* WHAT NEEDS TO BE DONE:
Pictures stay out of the copy; set down each line of the listing below exactly.

* RAW DATA:
⟨

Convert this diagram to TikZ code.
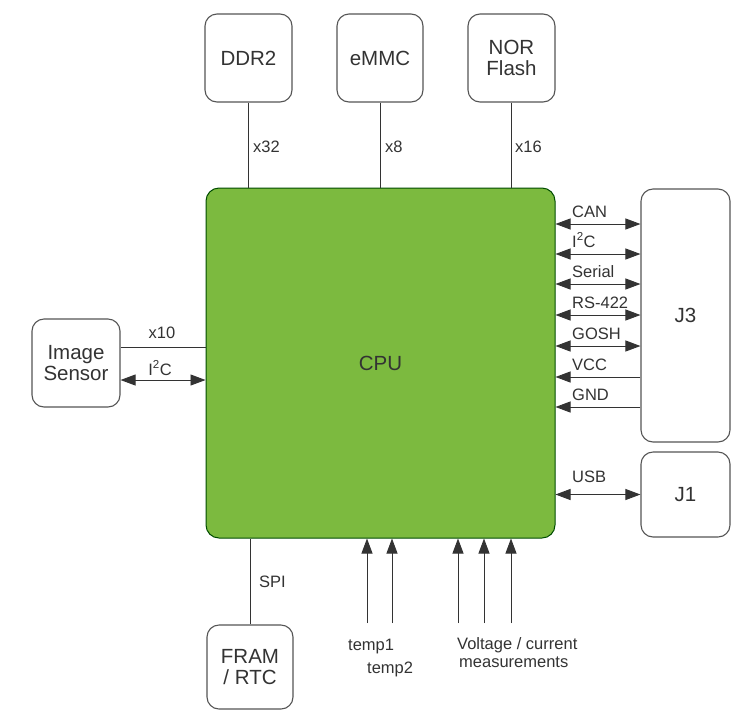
\documentclass[tikz,border=0pt]{standalone}
\usepackage{fontspec}
\setmainfont{Liberation Sans}
\usetikzlibrary{arrows.meta}
\definecolor{cpugreen}{HTML}{7CBA3F}
\definecolor{ink}{HTML}{333333}
\definecolor{edge}{HTML}{555555}
\tikzset{
  box/.style={draw=edge, line width=1.1pt, rounded corners=12pt, fill=white, inner sep=0pt,
    align=center, text=ink, font=\fontsize{20.5}{21}\selectfont},
  cpubox/.style={draw=black!70!green, line width=1pt, rounded corners=13pt, fill=cpugreen, inner sep=0pt,
    text=ink, font=\fontsize{20.5}{21}\selectfont},
  wire/.style={draw=ink, line width=0.9pt},
  biarrow/.style={wire, {Triangle[length=15pt,width=11pt]}-{Triangle[length=15pt,width=11pt]}},
  inarrow/.style={wire, -{Triangle[length=15pt,width=11pt]}},
  lbl/.style={text=ink, font=\fontsize{16.5}{18}\selectfont, inner sep=0pt},
}
\begin{document}
\begin{tikzpicture}[x=1pt,y=-1pt]
\useasboundingbox[fill=white] (0,0) rectangle (749,713);
% boxes
\node[box, minimum width=87pt, minimum height=88pt] (ddr) at (248.5,58) {DDR2};
\node[box, minimum width=86pt, minimum height=88pt] (emmc) at (380,58) {eMMC};
\node[box, minimum width=87pt, minimum height=88pt] (nor) at (511.5,58) {NOR\\Flash};
\node[cpubox, minimum width=349pt, minimum height=350pt] (cpu) at (380.5,363) {CPU};
\node[box, minimum width=89pt, minimum height=253pt] (j3) at (685.5,315.5) {J3};
\node[box, minimum width=89pt, minimum height=85pt] (j1) at (685.5,494.5) {J1};
\node[box, minimum width=88pt, minimum height=88pt] (img) at (76,363) {Image\\Sensor};
\node[box, minimum width=86pt, minimum height=84pt] (fram) at (250,667) {FRAM\\/ RTC};
% top buses
\draw[wire] (ddr.south) -- (ddr.south |- cpu.north);
\draw[wire] (emmc.south) -- (emmc.south |- cpu.north);
\draw[wire] (nor.south) -- (nor.south |- cpu.north);
\node[lbl, anchor=base west] (lx32) at (253,152) {x32};
\node[lbl, anchor=base west] (lx8) at (385,152) {x8};
\node[lbl, anchor=base west] (lx16) at (515,152) {x16};
% right side J3
\foreach \yy/\name in {224/CAN, 254/I\textsuperscript{2}C, 284/Serial, 315/RS-422, 346/GOSH}{
  \draw[biarrow] (cpu.east |- 0,\yy) -- (j3.west |- 0,\yy);
  \node[lbl, anchor=base west] at (572,\yy-7) {\name};
}
\foreach \yy/\name in {377/VCC, 407/GND}{
  \draw[inarrow] (j3.west |- 0,\yy) -- (cpu.east |- 0,\yy);
  \node[lbl, anchor=base west] at (572,\yy-7) {\name};
}
% J1
\draw[biarrow] (cpu.east |- j1.west) -- (j1.west);
\node[lbl, anchor=base west] (lusb) at (572,482) {USB};
% left image sensor
\draw[wire] (img.east |- 0,347) -- (cpu.west |- 0,347);
\draw[biarrow] (img.east |- 0,380) -- (cpu.west |- 0,380);
\node[lbl, anchor=base] (lx10) at (162,338) {x10};
\node[lbl, anchor=base] (li2c) at (160,375) {I\textsuperscript{2}C};
% bottom
\draw[wire] (fram.north) -- (fram.north |- cpu.south);
\node[lbl, anchor=base west] (lspi) at (259,587) {SPI};
\foreach \xx in {367,392,458,484,511}{
  \coordinate (s\xx) at (\xx,623);
  \draw[inarrow] (s\xx) -- (s\xx |- cpu.south);
}
\node[lbl, anchor=base west] (lt1) at (348,650) {temp1};
\node[lbl, anchor=base west] (lt2) at (367,673) {temp2};
\node[lbl, anchor=base west] (lv1) at (457,649) {Voltage / current};
\node[lbl, anchor=base west] (lv2) at (459,667) {measurements};
\end{tikzpicture}
\end{document}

⟩

* WRITTEN ANSWER:
Convert this diagram to TikZ code.
\documentclass[tikz,border=0pt]{standalone}
\usepackage{fontspec}
\setmainfont{Liberation Sans}
\usetikzlibrary{arrows.meta}
\definecolor{cpugreen}{HTML}{7CBA3F}
\definecolor{ink}{HTML}{333333}
\definecolor{edge}{HTML}{555555}
\tikzset{
  box/.style={draw=edge, line width=1.1pt, rounded corners=12pt, fill=white, inner sep=0pt,
    align=center, text=ink, font=\fontsize{20.5}{21}\selectfont},
  cpubox/.style={draw=black!70!green, line width=1pt, rounded corners=13pt, fill=cpugreen, inner sep=0pt,
    text=ink, font=\fontsize{20.5}{21}\selectfont},
  wire/.style={draw=ink, line width=0.9pt},
  biarrow/.style={wire, {Triangle[length=15pt,width=11pt]}-{Triangle[length=15pt,width=11pt]}},
  inarrow/.style={wire, -{Triangle[length=15pt,width=11pt]}},
  lbl/.style={text=ink, font=\fontsize{16.5}{18}\selectfont, inner sep=0pt},
}
\begin{document}
\begin{tikzpicture}[x=1pt,y=-1pt]
\useasboundingbox[fill=white] (0,0) rectangle (749,713);
% boxes
\node[box, minimum width=87pt, minimum height=88pt] (ddr) at (248.5,58) {DDR2};
\node[box, minimum width=86pt, minimum height=88pt] (emmc) at (380,58) {eMMC};
\node[box, minimum width=87pt, minimum height=88pt] (nor) at (511.5,58) {NOR\\Flash};
\node[cpubox, minimum width=349pt, minimum height=350pt] (cpu) at (380.5,363) {CPU};
\node[box, minimum width=89pt, minimum height=253pt] (j3) at (685.5,315.5) {J3};
\node[box, minimum width=89pt, minimum height=85pt] (j1) at (685.5,494.5) {J1};
\node[box, minimum width=88pt, minimum height=88pt] (img) at (76,363) {Image\\Sensor};
\node[box, minimum width=86pt, minimum height=84pt] (fram) at (250,667) {FRAM\\/ RTC};
% top buses
\draw[wire] (ddr.south) -- (ddr.south |- cpu.north);
\draw[wire] (emmc.south) -- (emmc.south |- cpu.north);
\draw[wire] (nor.south) -- (nor.south |- cpu.north);
\node[lbl, anchor=base west] (lx32) at (253,152) {x32};
\node[lbl, anchor=base west] (lx8) at (385,152) {x8};
\node[lbl, anchor=base west] (lx16) at (515,152) {x16};
% right side J3
\foreach \yy/\name in {224/CAN, 254/I\textsuperscript{2}C, 284/Serial, 315/RS-422, 346/GOSH}{
  \draw[biarrow] (cpu.east |- 0,\yy) -- (j3.west |- 0,\yy);
  \node[lbl, anchor=base west] at (572,\yy-7) {\name};
}
\foreach \yy/\name in {377/VCC, 407/GND}{
  \draw[inarrow] (j3.west |- 0,\yy) -- (cpu.east |- 0,\yy);
  \node[lbl, anchor=base west] at (572,\yy-7) {\name};
}
% J1
\draw[biarrow] (cpu.east |- j1.west) -- (j1.west);
\node[lbl, anchor=base west] (lusb) at (572,482) {USB};
% left image sensor
\draw[wire] (img.east |- 0,347) -- (cpu.west |- 0,347);
\draw[biarrow] (img.east |- 0,380) -- (cpu.west |- 0,380);
\node[lbl, anchor=base] (lx10) at (162,338) {x10};
\node[lbl, anchor=base] (li2c) at (160,375) {I\textsuperscript{2}C};
% bottom
\draw[wire] (fram.north) -- (fram.north |- cpu.south);
\node[lbl, anchor=base west] (lspi) at (259,587) {SPI};
\foreach \xx in {367,392,458,484,511}{
  \coordinate (s\xx) at (\xx,623);
  \draw[inarrow] (s\xx) -- (s\xx |- cpu.south);
}
\node[lbl, anchor=base west] (lt1) at (348,650) {temp1};
\node[lbl, anchor=base west] (lt2) at (367,673) {temp2};
\node[lbl, anchor=base west] (lv1) at (457,649) {Voltage / current};
\node[lbl, anchor=base west] (lv2) at (459,667) {measurements};
\end{tikzpicture}
\end{document}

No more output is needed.